Carbon tetrachloride (CCl4) is a commonly used chemical for dry-cleaning. Unfortunately, exposure to this substance can lead to damaged kidneys. A study, conducted by researchers from COMSATS Institute of Information Technology, Quaid-i-Azam University, and Ethiopian Public Health Institute, has shown that Sida cordata can be used to treat CCl4-induced kidney damage.
The kidneys are a pair of organs responsible for removing waste and excess water from the body. As previously mentioned, these organs are vulnerable to damage by CCl4 exposure. CCl4 induces damage through two of its metabolites, namely, trichloromethyl and trichloromethylperoxy radicals. The presence of these free radicals triggers lipid peroxidation, which can destroy cell membranes and cause tissue damage.
Antioxidants are often used to treat free radical-induced damage on the different organs. They work by sequestering free radicals and inhibiting lipid peroxidation. Although antioxidant enzymes are naturally produced by the body, excessive amounts of free radicals can lead to an increased demand for antioxidants, which the body might not be able to supply completely. This is why it is important to obtain antioxidants from either dietary supplements or plant-based foods.

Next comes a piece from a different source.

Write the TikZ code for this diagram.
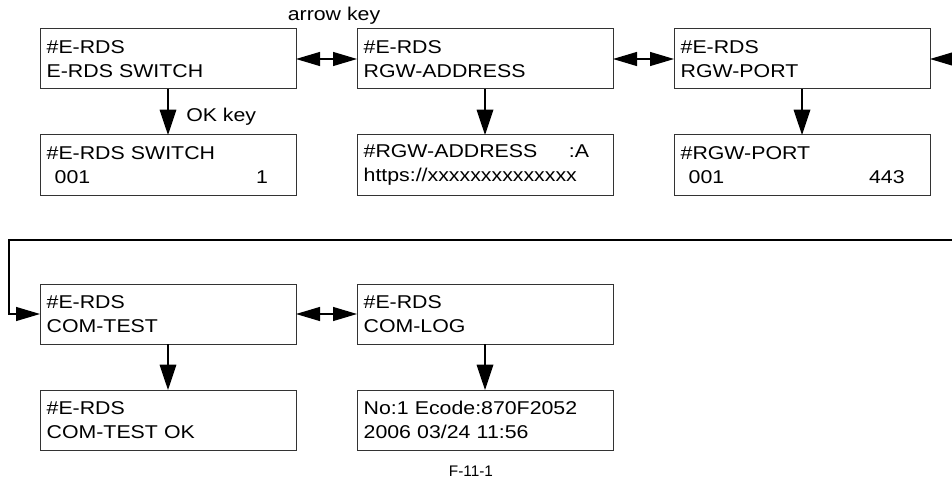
\documentclass[tikz,border=0pt]{standalone}
\usepackage{fontspec}
\newfontfamily\lcdfont[FakeStretch=1.15]{Liberation Sans}
\newfontfamily\capfont{Liberation Sans}
\usepackage{tikz}
\usetikzlibrary{
  arrows.meta, positioning, calc
}
\tikzset{
  lcdbox/.style={
    draw=black!80, line width=0.75pt, fill=white, align=left,
    font=\lcdfont\fontsize{13.9}{18}\selectfont,
    text width=182pt, inner xsep=5pt, inner ysep=2pt, outer sep=0pt,
    minimum width=192pt, minimum height=45pt
  },
  lcdlabel/.style={
    font=\lcdfont\fontsize{13.9}{16}\selectfont, inner sep=0pt
  },
  lcdpair/.style={
    {Triangle[length=18pt,width=10.5pt]}-{Triangle[length=18pt,width=10.5pt]},
    line width=0.9pt
  },
  lcdarrow/.style={
    -{Triangle[length=18pt,width=10.5pt]}, line width=0.9pt
  },
  lcddown/.style={
    -{Triangle[length=19pt,width=12.5pt]}, line width=0.9pt
  },
}

\begin{document}
\begin{tikzpicture}[x=0.75pt, y=-0.75pt]
  \useasboundingbox (0,0) rectangle (952,481);

  % Top row: menu items
  \node[lcdbox] (sw) at (168,59) {\#E-RDS\\E-RDS SWITCH};
  \node[lcdbox, right=45.75pt of sw] (addr) {\#E-RDS\\RGW-ADDRESS};
  \node[lcdbox, right=45.75pt of addr] (port) {\#E-RDS\\RGW-PORT};

  % Settings below each item
  \node[lcdbox, below=34.5pt of sw] (swval)
    {\#E-RDS SWITCH\\\hspace*{6pt}001\hfill 1\rule{16pt}{0pt}};
  \node[lcdbox, below=34.5pt of addr] (addrval)
    {\#RGW-ADDRESS\hfill :A\rule{13pt}{0pt}\\https://xxxxxxxxxxxxxx};
  \node[lcdbox, below=34.5pt of port] (portval)
    {\#RGW-PORT\\\hspace*{6pt}001\hfill 443\rule{14pt}{0pt}};

  % Second row
  \node[lcdbox, below=66.75pt of swval] (test) {\#E-RDS\\COM-TEST};
  \node[lcdbox, right=45.75pt of test] (log) {\#E-RDS\\COM-LOG};
  \node[lcdbox, below=34.5pt of test] (testres) {\#E-RDS\\COM-TEST OK};
  \node[lcdbox, below=34.5pt of log] (logval)
    {No:1 Ecode:870F2052\\2006 03/24 11:56};

  % Key labels
  \node[lcdlabel] (arrowkey) at (334,16) {arrow key};
  \node[lcdlabel, anchor=west] (okkey) at (186,117) {OK key};

  % Arrow key moves
  \draw[lcdpair] (sw) -- (addr);
  \draw[lcdpair] (addr) -- (port);
  \draw[lcdpair] (test) -- (log);
  \coordinate (portin) at (980,59);
  \draw[lcdarrow] (portin) -- (port);

  % OK key moves
  \draw[lcddown] (sw) -- (swval);
  \draw[lcddown] (addr) -- (addrval);
  \draw[lcddown] (port) -- (portval);
  \draw[lcddown] (test) -- (testres);
  \draw[lcddown] (log) -- (logval);

  % Wrap to second row
  \coordinate (wrapin) at (980,240);
  \coordinate (wrapturn) at (9,240);
  \draw[lcdarrow] (wrapin) -- (wrapturn) |- (test);

  \node[font=\capfont\fontsize{11.5}{12}\selectfont] (fig) at (471,471) {F-11-1};
\end{tikzpicture}
\end{document}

Previous studies have shown the in vitro antioxidant potential ethyl acetate fractions of S. cordata, which is a plant commonly found in Pakistan, India, and other tropical countries. This plant has been used as traditional medicine for reducing fever, tightening skin, producing urine, increasing bowel movement, and reducing labor pains.
In this study, which was published in BMC Complementary and Alternative Medicine, the in vivo antioxidant activity and nephroprotective potential of S. cordata ethyl acetate fractions were determined. The researchers made use of male Sprague-Dawley rats with CCl4-induced kidney damage as the animal model for the different experiments. It was observed that CCl4 treatment altered urine and serum composition, as well as the activity of antioxidant enzymes. In addition to these, kidney structure was also destroyed. Upon treatment with ethyl acetate fractions of S. cordata, the aforementioned changes observed in CCl4-treated mice were reversed. S. cordata was observed to work in a dose-dependent manner, with a concentration of 300mg/kg having comparable effects to silymarin, a commonly used medicine for kidney and liver damage.
The phytochemical content of S. cordata ethyl acetate fractions was also evaluated using high-performance liquid chromatography with diode array detection (HPLC-DAD). From this, they determined the presence of gallic acid, catechin, and caffeic acid. These bioactive compounds have been associated with various beneficial properties, such as the anti-metastatic and anti-tumor effects of caffeic acid. Meanwhile, catechin exhibits neuroprotective, anti-apoptotic, and anti-inflammatory properties while gallic acid can inhibit lipid peroxidation.
Overall, these results show that the ethyl acetate fraction of S. cordata is a potential treatment for free radical-induced kidney damage. This nephroprotective property of S. cordata can be attributed to the presence of bioactive compounds that exhibit antioxidant activity. (Related: Antioxidant may prevent kidney damage, study finds (press release).)
How to protect your kidneys
Aside from taking nephroprotective substances, other ways of protecting the kidneys include:
- Regulating sugar levels – Patients with diabetes are at a higher risk of developing kidney diseases. Maintain blood sugar content at a healthy level by maintaining a healthy weight, exercising, and reducing sugar and fatty acid intake.
- Drinking enough water – Water intake helps the kidney filter out excess salts and toxins from the body. However, too much water can also be bad for kidney health. Drinking 2 liters of water a day is recommended for protecting the kidney.
- Quitting from smoking – Blood flow is impaired in people who smoke. This reduces the amount of blood that reaches the kidneys, consequently impairing their functions. In addition to this, smoking also increases the risk of kidney cancer.